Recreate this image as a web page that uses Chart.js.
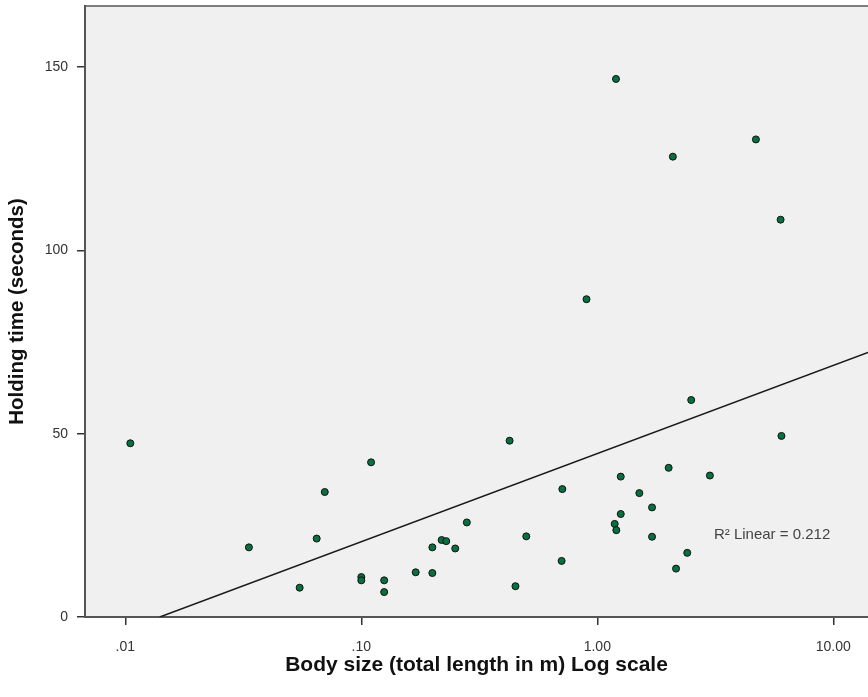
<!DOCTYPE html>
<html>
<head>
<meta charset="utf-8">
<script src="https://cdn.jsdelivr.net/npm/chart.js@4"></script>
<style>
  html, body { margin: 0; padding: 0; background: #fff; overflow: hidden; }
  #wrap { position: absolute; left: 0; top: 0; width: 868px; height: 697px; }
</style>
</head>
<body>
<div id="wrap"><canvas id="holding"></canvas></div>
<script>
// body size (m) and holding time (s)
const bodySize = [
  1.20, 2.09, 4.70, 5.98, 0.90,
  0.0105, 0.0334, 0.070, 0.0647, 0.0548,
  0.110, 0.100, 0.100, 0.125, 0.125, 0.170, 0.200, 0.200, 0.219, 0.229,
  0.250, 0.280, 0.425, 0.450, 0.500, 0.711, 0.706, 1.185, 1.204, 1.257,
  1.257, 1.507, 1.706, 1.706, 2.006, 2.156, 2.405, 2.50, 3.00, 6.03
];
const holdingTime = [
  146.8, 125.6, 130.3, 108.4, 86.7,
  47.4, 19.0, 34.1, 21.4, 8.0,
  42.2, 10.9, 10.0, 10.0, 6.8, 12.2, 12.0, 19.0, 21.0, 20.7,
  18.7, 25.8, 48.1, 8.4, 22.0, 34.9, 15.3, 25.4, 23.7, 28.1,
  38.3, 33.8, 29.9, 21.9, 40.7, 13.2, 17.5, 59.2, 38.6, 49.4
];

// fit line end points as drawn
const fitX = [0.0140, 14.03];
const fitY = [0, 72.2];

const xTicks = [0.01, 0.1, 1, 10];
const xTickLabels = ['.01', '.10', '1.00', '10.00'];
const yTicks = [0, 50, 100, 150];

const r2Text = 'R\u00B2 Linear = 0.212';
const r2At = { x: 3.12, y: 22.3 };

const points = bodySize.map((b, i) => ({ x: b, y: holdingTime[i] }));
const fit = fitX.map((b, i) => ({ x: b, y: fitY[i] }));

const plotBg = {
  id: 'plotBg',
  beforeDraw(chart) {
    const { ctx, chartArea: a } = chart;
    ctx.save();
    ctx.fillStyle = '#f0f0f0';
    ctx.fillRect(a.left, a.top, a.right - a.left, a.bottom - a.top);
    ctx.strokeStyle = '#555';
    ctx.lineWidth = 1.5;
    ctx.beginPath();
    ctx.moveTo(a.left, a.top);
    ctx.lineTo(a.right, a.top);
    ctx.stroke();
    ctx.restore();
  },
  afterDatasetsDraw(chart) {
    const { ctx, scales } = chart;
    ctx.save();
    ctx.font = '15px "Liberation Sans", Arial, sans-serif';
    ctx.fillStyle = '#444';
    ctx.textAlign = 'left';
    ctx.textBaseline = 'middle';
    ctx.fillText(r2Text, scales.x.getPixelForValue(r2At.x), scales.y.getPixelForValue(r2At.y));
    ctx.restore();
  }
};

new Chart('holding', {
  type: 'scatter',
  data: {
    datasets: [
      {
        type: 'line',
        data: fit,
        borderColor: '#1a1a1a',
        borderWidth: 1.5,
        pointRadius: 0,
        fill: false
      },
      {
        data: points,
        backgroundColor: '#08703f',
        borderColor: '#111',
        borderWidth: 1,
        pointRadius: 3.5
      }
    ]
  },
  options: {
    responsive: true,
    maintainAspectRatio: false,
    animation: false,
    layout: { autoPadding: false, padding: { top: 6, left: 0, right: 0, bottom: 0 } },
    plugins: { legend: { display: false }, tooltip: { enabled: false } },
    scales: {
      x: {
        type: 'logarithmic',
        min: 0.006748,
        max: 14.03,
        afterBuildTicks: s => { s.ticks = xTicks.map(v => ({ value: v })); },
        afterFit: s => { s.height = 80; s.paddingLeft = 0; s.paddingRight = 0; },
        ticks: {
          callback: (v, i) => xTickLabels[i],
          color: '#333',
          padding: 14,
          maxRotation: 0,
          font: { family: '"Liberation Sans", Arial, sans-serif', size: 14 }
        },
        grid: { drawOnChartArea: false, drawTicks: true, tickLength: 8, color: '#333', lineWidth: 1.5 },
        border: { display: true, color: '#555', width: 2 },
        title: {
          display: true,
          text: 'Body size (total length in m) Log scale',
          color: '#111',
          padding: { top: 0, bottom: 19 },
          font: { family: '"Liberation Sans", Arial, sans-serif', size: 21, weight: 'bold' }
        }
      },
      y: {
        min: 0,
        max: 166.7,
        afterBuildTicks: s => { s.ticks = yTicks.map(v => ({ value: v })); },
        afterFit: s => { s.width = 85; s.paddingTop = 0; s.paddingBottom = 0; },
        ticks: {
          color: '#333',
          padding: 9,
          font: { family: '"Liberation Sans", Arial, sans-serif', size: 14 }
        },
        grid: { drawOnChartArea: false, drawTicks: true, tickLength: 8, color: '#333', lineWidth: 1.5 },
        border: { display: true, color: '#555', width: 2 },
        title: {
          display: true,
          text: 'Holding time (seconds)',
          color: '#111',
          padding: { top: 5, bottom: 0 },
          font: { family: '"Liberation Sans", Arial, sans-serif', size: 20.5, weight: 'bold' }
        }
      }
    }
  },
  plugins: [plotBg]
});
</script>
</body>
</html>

-=-=-=-=-

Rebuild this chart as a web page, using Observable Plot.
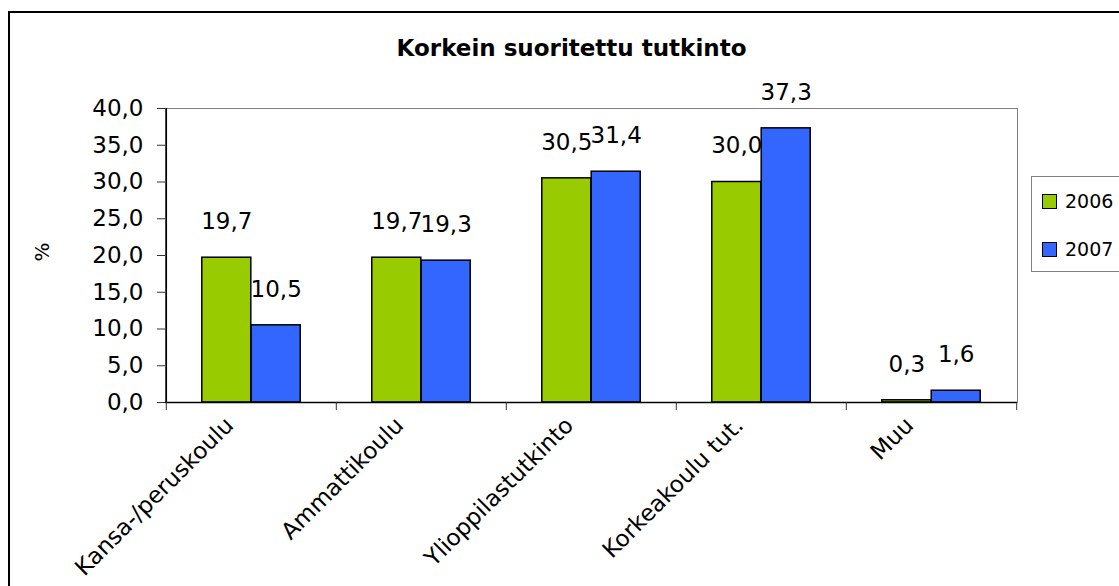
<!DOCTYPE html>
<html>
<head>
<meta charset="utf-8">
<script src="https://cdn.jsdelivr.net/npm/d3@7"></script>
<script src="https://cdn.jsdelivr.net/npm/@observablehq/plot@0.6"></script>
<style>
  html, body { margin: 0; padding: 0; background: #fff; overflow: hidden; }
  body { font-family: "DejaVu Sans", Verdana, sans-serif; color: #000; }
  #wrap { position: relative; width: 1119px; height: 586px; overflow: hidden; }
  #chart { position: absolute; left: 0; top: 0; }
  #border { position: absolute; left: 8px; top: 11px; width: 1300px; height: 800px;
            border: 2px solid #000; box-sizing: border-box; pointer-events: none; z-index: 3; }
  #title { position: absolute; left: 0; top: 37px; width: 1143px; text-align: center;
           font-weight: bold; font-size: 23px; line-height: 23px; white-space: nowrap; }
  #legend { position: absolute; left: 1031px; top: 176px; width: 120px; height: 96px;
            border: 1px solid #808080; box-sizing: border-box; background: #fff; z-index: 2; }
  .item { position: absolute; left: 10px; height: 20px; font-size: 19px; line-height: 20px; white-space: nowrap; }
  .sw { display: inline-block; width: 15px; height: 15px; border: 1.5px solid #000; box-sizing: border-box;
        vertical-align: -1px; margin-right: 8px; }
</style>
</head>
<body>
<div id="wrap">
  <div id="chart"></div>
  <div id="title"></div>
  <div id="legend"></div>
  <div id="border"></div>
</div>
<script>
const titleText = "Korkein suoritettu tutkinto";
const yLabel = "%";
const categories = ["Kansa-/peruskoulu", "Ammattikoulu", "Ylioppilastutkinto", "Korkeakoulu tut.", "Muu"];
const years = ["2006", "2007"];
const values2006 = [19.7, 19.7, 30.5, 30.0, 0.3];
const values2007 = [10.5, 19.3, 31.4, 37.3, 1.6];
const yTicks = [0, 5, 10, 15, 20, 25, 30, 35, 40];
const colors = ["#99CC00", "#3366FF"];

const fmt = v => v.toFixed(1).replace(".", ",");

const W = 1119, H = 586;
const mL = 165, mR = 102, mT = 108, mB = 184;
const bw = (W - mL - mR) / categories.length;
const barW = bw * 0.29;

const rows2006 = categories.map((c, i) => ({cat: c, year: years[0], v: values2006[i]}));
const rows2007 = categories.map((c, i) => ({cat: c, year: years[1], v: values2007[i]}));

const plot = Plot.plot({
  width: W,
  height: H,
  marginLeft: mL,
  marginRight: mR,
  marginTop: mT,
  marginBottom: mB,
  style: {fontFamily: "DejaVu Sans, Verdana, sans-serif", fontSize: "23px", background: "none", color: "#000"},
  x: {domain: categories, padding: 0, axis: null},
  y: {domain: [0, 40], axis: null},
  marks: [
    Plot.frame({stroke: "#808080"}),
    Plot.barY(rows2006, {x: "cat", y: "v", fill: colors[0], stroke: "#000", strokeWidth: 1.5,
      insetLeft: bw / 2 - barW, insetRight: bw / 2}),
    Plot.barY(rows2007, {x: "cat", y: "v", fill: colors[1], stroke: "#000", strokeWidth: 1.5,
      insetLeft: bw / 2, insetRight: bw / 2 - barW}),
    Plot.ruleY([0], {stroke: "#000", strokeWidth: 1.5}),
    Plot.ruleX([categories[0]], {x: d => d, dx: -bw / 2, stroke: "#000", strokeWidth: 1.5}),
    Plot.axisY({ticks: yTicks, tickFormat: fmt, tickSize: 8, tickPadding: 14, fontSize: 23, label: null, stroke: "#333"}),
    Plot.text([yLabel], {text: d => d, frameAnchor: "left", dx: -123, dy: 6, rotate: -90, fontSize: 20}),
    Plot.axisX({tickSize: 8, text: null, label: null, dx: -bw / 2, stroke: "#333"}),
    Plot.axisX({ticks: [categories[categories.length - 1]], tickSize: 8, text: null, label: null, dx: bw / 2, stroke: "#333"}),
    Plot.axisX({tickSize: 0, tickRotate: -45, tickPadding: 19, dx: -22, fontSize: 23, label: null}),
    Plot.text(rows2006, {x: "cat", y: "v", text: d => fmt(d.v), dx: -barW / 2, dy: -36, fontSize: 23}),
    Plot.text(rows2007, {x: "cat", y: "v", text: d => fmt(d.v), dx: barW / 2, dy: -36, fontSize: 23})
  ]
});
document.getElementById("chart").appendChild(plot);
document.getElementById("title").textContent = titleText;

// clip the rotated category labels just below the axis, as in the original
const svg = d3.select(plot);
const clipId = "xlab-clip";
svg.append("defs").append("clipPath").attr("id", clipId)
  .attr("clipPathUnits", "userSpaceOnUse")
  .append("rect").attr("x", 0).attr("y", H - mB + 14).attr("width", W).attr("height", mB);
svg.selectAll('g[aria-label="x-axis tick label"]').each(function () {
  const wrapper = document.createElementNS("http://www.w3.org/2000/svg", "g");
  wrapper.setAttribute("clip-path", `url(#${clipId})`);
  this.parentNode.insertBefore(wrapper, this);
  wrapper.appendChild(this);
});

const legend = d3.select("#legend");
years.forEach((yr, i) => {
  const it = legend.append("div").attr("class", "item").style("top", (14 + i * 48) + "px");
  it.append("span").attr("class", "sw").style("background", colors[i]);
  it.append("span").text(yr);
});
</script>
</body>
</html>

-=-=-=-=-

▶ [EXERCISE]
Locate and copy each line in the data above that includes the word "this".

▶ [WRITTEN REPLY]
Recreate this image as a web page that uses Chart.js.
Rebuild this chart as a web page, using Observable Plot.
  this.parentNode.insertBefore(wrapper, this);
  wrapper.appendChild(this);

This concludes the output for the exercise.